Parallelogram Angle Calculator

Historical Background

The parallelogram is a basic geometric shape studied since ancient times, especially by Greek mathematicians like Euclid. It is defined as a four-sided figure with opposite sides parallel and equal in length. The internal angles of a parallelogram are equally divided into pairs of acute and obtuse angles, making the study of its properties vital for various applications in geometry, trigonometry, and engineering.

Calculation Formula

The angles in a parallelogram can be calculated using the law of cosines. Given the lengths of sides \(A\) and \(B\), and one diagonal \(d\), the formula to calculate the acute angle (\(\theta\)) is:

\[ \cos(\theta) = \frac{A^2 + B^2 - d^2}{2AB} \]

\[ \theta = \cos^{-1}\left(\frac{A^2 + B^2 - d^2}{2AB}\right) \]
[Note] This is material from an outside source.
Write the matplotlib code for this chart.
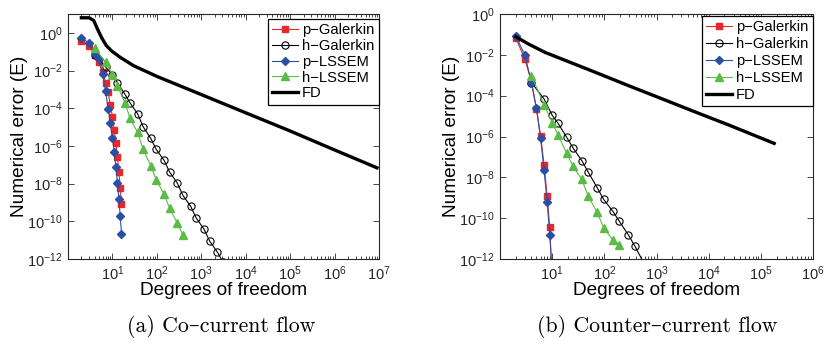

The obtuse angle can be calculated as:

\[ \text{Obtuse Angle} = 180^\circ - \theta \]

Example Calculation

If side A is 5 units, side B is 7 units, and the diagonal is 8 units:

\[ \cos(\theta) = \frac{5^2 + 7^2 - 8^2}{2 \times 5 \times 7} = \frac{25 + 49 - 64}{70} = \frac{10}{70} = 0.1429 \]

\[ \theta = \cos^{-1}(0.1429) \approx 81.83^\circ \]

\[ \text{Obtuse Angle} = 180^\circ - 81.83^\circ = 98.17^\circ \]

Importance and Usage Scenarios

Understanding the angles of a parallelogram is important in many areas of design, architecture, and physics. For instance, when constructing frameworks, bridges, or optimizing materials, knowing these angles helps ensure stability. Similarly, in physics, parallelograms are used in vector addition problems, making this calculation essential for engineers and students alike.

Common FAQs

1. Why are the opposite angles of a parallelogram equal?

   • In a parallelogram, opposite sides are parallel, which ensures that the opposite angles are equal due to the properties of parallel lines and transversals.

2. What happens if both diagonals are equal in length?

   • If both diagonals are equal, the parallelogram becomes a rectangle. In a rectangle, all angles are \(90^\circ\).

3. Can a parallelogram have only right angles?

   • Yes, a rectangle is a special type of parallelogram where all four angles are right angles (\(90^\circ\)).

This calculator simplifies finding the acute and obtuse angles, making it useful for students, architects, and engineers working on geometrical designs or structures.